Seule Maryam est sortie pour voir comment j’allais.
- Ne
meurs pas ! D’accord ? a-t-elle dit.
- D’accord !
ai-je répondu.
En général, le fiancé n’est pas
tenu d’être présent aux noces tchétchènes. La fiancée doit rester debout sans
rien dire pendant une journée entière. En effet, il lui est interdit d’être
assise en présence des anciens. Le plus important est de ne parler à personne.
La coutume veut que les invités lui « délient la langue » en se
moquant d’elle. Il arrive aussi qu’elle soit en plus recouverte d’un voile… En
général, les invités s’approchent et se moquent d’elle, parfois de manière très
blessante, en la traitant de « grenouille »,
« d’épouvantail ». Mais la fiancée ne doit pas répondre, var la
volubilité est un signe de bêtise et de mauvaise éducation (…) Quant au fiancé,
il n’apparaît habituellement que deux ou trois jours après. Jusque-là, il est
chez des parents au village, ou bien chez des amis. La fiancée tchétchène commence
sa « première » nuit dans la maison de son futur mari en lavant
une montagne de vaisselle…
Quand nous sommes passés au
« full-contact », il s’est produit une chose étrange à laquelle je
réfléchis depuis. Est-ce dû aux exercices de yoga que j’ai pratiqués pendant
longtemps ou non ? Je me soudain vue de côté : comme si une partie de
mon âme s’était échappée de mon corps et regardait tout d’en haut, à une
distance de deux ou trois mètres !
J’ai vu tous les coups que je
donnais et les siens aussi. J’ai vu des gouttes de sueur sur mon cou, j’ai vu
une mèche de cheveux dépassant de mon bandeau…

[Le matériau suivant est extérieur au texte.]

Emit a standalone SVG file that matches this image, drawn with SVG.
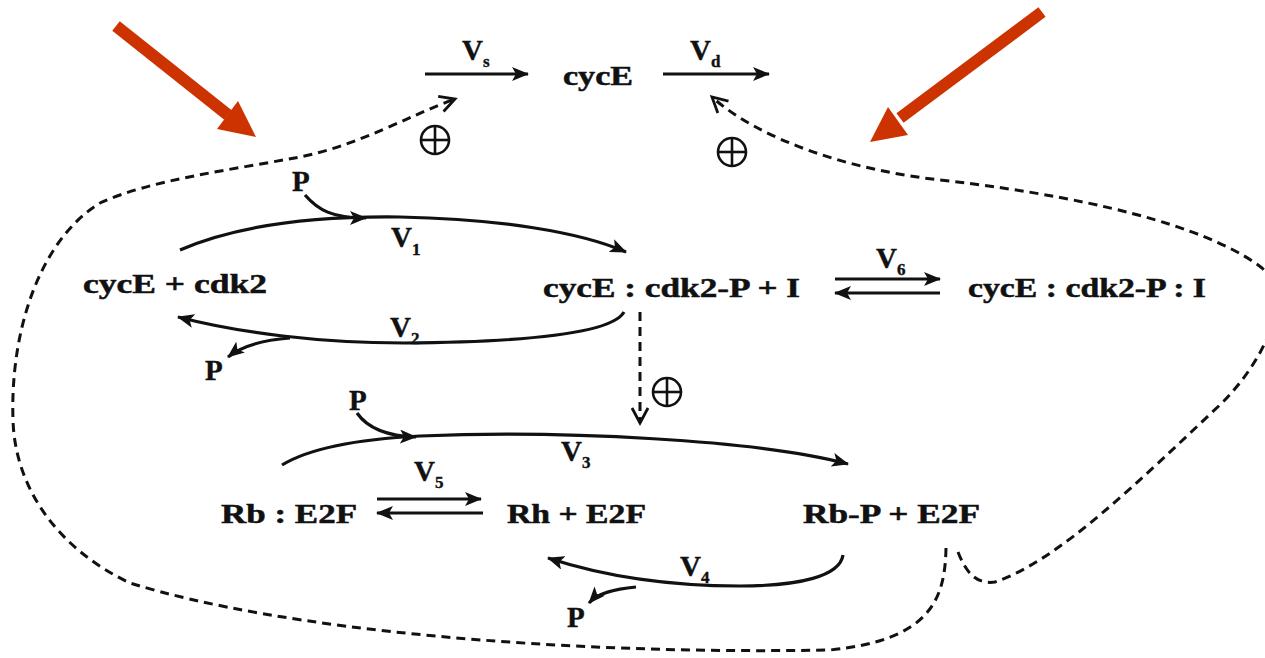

Mais mon corps avait assez
d’énergie pour se battre, et « il » n’avait pas besoin de la partie
de « l’âme » qui regardait le combat en spectateur. J’étais
« ici » et « là-bas » en même temps. Comment est-ce
possible ?
Tout près de chez moi, des jeunes
de mon âge vivent une autre vie. Avec des distractions ! Des histoires
d’amour ! Un univers lisse mais intéressant. Libre. Repu. Dense. Une vie
en dehors de la guerre. Je sais bien que l’envie est un vilain défaut, que cela
ne sert à rien, que c’est de la folie. Mais je ne peux m’empêcher d’être
envieuse… je vais même jusqu’à envier la vie mystique et la mort de Laura
Palmer de la petite ville fictive de Twin Peaks. J’ai lu son journal à onze
ans, et il m’a terriblement impressionnée.